There are two sources of differences between the 3L and the 5L: [1] the way they describe patient health via the health state classifier; and [2] the way they value health using preferences obtained from the general public. It is the combination of these two key elements that determines estimates of QALYS. Therefore, an assessment of the merits of the two instruments needs to consider both.
While the 3L and 5L contain the same five dimensions, there are other, important differences between them. Most obviously, the 5L has increased the number of levels from 3 to 5 and the total number of health states described from 243 to 3125. There are also differences in the descriptors, most notably for the worst level of mobility: ‘confined to bed’ in the 3L has been replaced with ‘unable to walk about’ in the 5L.
Because of its expanded-level structure, the 5L has the potential to capture the health of subjects more accurately than the 3L, but there is an increase in cognitive burden from offering more choice that may result in lower response rates and perhaps greater measurement error from not knowing which level to choose.
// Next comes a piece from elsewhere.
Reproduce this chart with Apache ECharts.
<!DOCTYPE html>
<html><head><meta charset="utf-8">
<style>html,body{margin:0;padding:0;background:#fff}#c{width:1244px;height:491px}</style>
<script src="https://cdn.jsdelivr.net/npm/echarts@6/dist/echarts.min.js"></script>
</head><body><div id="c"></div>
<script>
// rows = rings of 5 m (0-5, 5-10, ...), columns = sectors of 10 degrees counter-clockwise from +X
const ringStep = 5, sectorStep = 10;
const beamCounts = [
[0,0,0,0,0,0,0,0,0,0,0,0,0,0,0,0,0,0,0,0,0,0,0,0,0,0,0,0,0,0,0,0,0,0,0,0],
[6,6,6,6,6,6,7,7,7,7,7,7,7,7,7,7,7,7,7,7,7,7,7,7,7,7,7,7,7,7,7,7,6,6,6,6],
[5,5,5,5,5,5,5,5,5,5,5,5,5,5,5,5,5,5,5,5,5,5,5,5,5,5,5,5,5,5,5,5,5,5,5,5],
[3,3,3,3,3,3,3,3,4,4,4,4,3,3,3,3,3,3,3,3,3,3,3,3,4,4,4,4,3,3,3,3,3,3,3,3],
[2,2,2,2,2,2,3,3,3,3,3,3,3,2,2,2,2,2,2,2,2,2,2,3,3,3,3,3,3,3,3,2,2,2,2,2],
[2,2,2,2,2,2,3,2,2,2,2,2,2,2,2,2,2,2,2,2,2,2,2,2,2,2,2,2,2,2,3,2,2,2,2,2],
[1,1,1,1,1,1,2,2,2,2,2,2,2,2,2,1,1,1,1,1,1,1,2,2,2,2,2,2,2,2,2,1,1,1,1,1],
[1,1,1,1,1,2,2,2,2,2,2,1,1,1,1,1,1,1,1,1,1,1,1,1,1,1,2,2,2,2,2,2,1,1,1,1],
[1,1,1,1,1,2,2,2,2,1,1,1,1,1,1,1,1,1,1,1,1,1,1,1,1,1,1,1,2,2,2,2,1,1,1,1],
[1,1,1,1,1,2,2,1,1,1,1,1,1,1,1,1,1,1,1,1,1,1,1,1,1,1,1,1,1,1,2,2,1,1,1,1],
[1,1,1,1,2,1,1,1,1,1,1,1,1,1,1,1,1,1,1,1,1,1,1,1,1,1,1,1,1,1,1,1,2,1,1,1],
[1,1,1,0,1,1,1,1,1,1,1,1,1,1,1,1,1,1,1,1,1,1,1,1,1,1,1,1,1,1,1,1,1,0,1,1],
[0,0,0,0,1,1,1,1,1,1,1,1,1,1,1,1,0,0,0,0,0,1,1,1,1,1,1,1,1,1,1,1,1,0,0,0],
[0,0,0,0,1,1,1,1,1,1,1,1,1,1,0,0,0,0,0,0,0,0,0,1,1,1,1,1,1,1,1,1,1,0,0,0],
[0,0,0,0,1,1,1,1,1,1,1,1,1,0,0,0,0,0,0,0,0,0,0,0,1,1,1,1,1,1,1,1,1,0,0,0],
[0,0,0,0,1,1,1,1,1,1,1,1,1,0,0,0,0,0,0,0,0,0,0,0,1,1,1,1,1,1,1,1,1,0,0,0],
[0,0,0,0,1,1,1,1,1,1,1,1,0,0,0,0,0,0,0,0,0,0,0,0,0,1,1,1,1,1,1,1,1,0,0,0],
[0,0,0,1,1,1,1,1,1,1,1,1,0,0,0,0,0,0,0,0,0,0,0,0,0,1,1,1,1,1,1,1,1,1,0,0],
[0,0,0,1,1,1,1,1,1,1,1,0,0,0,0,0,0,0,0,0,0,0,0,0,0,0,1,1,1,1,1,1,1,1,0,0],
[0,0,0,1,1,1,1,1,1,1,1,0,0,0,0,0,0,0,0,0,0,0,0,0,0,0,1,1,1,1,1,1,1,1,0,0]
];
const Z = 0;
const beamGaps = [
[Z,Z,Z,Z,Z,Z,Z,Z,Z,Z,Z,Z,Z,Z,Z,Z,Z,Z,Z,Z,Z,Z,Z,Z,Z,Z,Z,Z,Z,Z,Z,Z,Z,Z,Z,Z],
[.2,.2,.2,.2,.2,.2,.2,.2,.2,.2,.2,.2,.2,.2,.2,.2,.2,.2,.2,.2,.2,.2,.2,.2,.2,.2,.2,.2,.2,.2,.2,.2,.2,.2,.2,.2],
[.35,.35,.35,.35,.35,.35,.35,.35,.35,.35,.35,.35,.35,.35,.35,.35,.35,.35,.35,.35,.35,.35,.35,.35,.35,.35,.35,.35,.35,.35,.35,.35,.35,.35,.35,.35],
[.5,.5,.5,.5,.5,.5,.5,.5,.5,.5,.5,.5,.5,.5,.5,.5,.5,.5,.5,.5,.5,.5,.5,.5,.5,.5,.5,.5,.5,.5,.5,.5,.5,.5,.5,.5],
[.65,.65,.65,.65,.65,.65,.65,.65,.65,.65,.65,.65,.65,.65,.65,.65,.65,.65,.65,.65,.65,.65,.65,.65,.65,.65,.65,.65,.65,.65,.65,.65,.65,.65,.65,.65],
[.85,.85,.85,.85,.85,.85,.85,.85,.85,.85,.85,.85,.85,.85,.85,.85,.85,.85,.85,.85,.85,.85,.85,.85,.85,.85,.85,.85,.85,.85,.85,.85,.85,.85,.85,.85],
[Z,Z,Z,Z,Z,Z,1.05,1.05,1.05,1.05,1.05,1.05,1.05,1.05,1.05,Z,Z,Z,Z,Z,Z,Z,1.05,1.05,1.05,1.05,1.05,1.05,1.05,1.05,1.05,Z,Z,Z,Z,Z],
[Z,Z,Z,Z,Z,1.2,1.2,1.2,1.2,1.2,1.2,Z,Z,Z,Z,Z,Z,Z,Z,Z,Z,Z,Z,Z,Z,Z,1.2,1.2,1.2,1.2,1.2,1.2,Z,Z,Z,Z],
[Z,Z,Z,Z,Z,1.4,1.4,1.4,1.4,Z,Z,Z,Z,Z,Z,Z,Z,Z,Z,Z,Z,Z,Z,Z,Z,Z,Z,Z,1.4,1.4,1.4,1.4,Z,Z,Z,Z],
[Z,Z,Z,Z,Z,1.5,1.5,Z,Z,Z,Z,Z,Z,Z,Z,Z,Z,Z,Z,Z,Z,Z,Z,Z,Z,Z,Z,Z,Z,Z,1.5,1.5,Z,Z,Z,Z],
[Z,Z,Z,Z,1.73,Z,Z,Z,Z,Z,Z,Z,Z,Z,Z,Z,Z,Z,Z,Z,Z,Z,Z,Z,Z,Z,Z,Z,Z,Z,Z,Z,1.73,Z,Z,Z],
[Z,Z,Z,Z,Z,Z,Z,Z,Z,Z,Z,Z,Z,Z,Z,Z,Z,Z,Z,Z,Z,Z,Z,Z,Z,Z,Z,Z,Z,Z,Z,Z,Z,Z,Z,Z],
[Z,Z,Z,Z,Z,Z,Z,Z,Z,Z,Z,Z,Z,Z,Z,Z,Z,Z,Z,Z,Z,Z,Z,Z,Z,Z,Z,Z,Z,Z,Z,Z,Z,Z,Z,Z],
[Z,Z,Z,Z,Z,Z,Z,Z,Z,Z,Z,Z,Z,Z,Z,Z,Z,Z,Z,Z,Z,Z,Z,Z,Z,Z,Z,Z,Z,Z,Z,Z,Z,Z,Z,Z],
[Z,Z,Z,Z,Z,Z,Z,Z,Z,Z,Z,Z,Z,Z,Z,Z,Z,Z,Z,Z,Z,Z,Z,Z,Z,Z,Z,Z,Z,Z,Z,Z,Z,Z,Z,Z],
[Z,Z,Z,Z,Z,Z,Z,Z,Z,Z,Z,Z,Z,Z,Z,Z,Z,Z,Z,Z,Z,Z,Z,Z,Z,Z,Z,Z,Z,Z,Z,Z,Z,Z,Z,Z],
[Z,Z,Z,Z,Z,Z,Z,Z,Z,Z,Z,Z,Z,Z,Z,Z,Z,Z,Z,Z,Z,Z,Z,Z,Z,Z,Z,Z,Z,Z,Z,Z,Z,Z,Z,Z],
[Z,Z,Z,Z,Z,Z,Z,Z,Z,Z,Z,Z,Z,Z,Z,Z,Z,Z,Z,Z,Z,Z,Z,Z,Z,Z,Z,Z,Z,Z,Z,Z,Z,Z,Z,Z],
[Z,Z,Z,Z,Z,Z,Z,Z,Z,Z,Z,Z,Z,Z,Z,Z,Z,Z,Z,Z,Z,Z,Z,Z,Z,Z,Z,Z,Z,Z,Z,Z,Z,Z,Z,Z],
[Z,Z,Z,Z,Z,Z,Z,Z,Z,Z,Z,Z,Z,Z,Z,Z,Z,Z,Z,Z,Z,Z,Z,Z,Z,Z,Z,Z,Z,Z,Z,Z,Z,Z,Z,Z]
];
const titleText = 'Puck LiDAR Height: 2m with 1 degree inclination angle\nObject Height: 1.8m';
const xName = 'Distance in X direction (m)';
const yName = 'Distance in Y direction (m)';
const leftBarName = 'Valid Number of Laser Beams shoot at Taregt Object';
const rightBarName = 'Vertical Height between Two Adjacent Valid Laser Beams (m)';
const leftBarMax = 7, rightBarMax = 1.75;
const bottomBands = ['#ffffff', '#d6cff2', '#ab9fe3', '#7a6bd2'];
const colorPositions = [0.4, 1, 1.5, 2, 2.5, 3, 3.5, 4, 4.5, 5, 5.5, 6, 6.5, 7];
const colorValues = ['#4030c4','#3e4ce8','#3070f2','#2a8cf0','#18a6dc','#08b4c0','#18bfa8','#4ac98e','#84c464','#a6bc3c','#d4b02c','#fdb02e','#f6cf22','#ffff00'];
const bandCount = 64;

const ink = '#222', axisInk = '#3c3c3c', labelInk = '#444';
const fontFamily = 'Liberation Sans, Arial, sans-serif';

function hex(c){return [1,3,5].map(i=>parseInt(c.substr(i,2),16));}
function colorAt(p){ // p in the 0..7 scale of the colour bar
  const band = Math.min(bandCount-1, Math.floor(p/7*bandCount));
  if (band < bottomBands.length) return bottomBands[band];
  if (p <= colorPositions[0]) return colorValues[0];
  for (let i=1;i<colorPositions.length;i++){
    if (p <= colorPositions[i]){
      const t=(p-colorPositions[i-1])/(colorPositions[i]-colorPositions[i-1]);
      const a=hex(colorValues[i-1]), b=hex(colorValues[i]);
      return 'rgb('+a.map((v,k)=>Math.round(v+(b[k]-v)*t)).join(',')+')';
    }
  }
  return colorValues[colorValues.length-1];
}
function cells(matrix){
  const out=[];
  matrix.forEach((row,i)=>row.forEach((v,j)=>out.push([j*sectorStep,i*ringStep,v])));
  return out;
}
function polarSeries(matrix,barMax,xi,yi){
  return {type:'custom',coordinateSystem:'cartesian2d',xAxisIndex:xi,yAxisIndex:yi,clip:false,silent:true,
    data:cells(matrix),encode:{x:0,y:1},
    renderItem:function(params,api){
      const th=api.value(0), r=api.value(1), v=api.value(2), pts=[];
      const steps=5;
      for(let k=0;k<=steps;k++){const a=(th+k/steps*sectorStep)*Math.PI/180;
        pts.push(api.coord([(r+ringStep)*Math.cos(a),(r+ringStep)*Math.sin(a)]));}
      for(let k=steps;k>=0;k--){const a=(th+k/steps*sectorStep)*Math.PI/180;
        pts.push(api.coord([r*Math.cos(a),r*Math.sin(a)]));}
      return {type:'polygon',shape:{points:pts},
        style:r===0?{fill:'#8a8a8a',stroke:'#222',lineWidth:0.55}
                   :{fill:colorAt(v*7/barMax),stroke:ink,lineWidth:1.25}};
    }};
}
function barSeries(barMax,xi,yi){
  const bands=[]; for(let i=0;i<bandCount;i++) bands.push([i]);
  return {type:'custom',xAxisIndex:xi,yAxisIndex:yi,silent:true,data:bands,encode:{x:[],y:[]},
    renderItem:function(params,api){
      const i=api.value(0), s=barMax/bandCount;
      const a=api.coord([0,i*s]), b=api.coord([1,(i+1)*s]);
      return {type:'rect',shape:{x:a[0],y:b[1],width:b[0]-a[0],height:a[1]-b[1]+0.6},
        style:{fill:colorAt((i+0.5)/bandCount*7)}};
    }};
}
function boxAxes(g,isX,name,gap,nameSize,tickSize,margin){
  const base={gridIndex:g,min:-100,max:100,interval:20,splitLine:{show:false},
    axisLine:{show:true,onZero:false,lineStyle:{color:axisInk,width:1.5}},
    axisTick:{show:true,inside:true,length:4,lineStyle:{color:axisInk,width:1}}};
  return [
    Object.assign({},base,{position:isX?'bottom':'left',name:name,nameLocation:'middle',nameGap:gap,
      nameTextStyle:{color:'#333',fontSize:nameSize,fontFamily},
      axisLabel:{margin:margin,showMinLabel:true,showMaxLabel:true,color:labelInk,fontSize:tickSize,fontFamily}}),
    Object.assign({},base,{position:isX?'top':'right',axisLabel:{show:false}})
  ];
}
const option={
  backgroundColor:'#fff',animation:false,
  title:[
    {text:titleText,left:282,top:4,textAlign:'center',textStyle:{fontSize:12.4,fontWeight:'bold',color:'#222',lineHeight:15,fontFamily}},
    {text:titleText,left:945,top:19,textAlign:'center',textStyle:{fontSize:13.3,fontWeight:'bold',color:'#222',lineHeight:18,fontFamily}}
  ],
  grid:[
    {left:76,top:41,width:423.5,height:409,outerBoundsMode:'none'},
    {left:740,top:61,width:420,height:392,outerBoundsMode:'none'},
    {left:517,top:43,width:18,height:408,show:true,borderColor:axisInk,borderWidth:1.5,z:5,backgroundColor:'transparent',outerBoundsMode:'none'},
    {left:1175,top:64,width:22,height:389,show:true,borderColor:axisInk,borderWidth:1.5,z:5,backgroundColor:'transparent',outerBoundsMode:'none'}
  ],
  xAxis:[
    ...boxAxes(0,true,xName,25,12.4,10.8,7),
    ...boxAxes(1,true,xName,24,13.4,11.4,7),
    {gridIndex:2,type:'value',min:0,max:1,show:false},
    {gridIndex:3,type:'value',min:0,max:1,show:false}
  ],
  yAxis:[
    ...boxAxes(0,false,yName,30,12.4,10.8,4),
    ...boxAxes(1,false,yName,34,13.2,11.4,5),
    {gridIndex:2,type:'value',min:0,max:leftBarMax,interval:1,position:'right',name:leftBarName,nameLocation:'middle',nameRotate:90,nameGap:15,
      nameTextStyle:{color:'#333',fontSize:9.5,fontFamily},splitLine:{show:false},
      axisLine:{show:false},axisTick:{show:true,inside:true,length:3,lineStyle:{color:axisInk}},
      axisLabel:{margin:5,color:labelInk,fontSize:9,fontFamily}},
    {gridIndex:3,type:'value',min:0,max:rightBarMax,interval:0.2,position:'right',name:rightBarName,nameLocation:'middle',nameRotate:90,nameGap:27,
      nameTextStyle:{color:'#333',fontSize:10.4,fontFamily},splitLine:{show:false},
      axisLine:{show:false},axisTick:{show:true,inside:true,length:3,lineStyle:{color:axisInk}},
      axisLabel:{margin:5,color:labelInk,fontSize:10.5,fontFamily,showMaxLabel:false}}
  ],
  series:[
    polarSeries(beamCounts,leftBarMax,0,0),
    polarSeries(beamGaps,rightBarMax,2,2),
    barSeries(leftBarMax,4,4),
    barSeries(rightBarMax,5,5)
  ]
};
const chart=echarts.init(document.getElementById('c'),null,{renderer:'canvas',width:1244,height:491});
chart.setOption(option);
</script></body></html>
Ultimately any measurement benefits from the increased descriptive system must be empirically demonstrated. Papers in this issue, as well as others recently published, suggest these advantages are being realised. Advantages of the 5L over the 3L include:
(a) A reduction in the ceiling effect: The 3L suffers from a ceiling effect, i.e. respondents reporting no problems on any dimension despite (e.g. slight) problems being present. The effect is reinforced by the large gap, in most 3L value sets, between full health and the next best state (in the 3L UK value set, valued at 0.88). In many 3L studies, more than 40% of subjects self-report full health, which dropped by 10% using the 5L [10,11,12]. Larger and smaller reductions in ceiling effects have been reported elsewhere, reflecting differences in the study samples, e.g. [13,14,15].
(b) Reduced clustering on just a few states: The lack of granularity in the 3L descriptive system imposes constraints on the self-report of health. Observations tend to cluster on a few health states [15, 16]. The 5L consistently produces considerably more unique health states than the 3L, as shown by Buchholz et al. [17]. For example, Feng et al. [18] reported that just three health states accounted for almost 75% of respondents on the 3L, while a similar proportion of respondents on the 5L were accounted for by 12 health states.
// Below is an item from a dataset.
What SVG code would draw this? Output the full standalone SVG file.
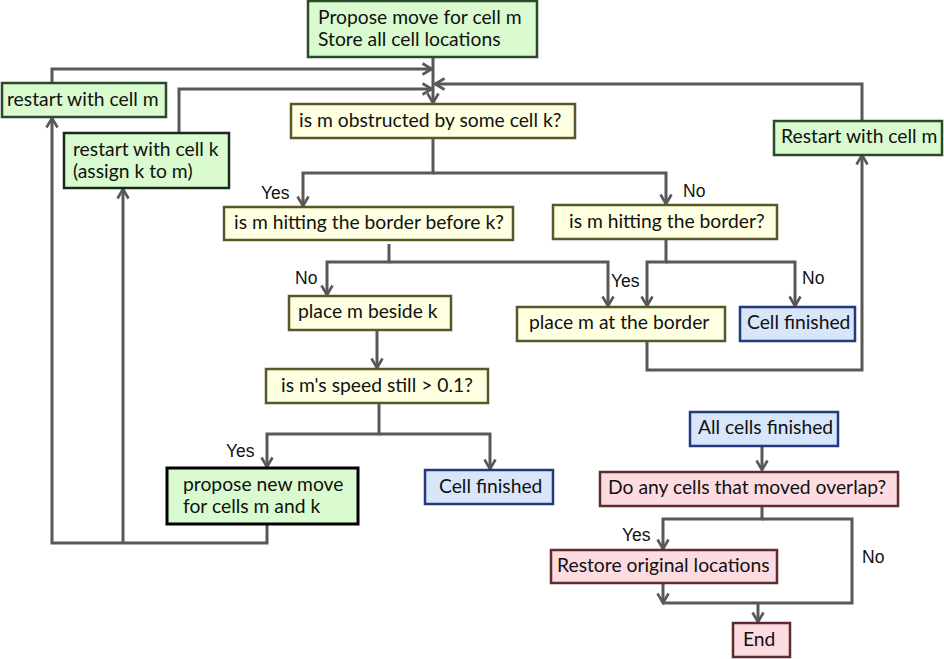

The clustering of descriptive data on the 3L is also reflected in the characteristics of utility-weighted 3L data. 3L health states are relatively far apart on the value scale; for example, the presence or absence of extreme problems in practice predicts almost perfectly whether utility is above or below 0.5. The distribution of utility-weighted 5L data is less prone to this sort of artefactual clustering [16].
(c) Improved ability to discriminate between patient groups/subgroups: The 5L has better discriminative ability, as demonstrated by improved ability to detect differences between subgroups defined by severity at a given sample size [13, 19, 20]. 5L users thus benefit from lower sample size requirements within samples of patients [21]. Although the 3L seemingly has better ability to detect differences between patients and a general population group, this is an artefact [13, 17]. The 5L has improved ability to measure health accurately at the top of the scale and therefore provides finer differences between mild ill-health states and full health at the top of the scale, whereas the 3L has much larger steps between levels 2 and 1. As a result, the 3L can overestimate health gains and produce biased ICERs.
(d) Improvements in the 5L with respect to problems with mobility: Abandoning the 3L level 3 descriptor ‘confined to bed’ constitutes an important improvement in the 5L. Level 3 problems on mobility are rarely observed in 3L data. For example, among patients about to receive hip replacement surgery in the National Health Service, none reported a level 3 problem [22]. In effect, in most settings, the 3L only has two dimensions on mobility: no and some problems. Consequently, the 3L will underestimate benefits of treatments that improve severe problems with mobility [13].
Overall, this evidence suggests that the 5L retains the benefits of 3L—its brevity and validity in a wide range of conditions—and produces a more accurate measurement of patient health than the 3L. At the same time, there is no evidence for lower completion rates, and the increase in the number of levels has reduced the amount of variability.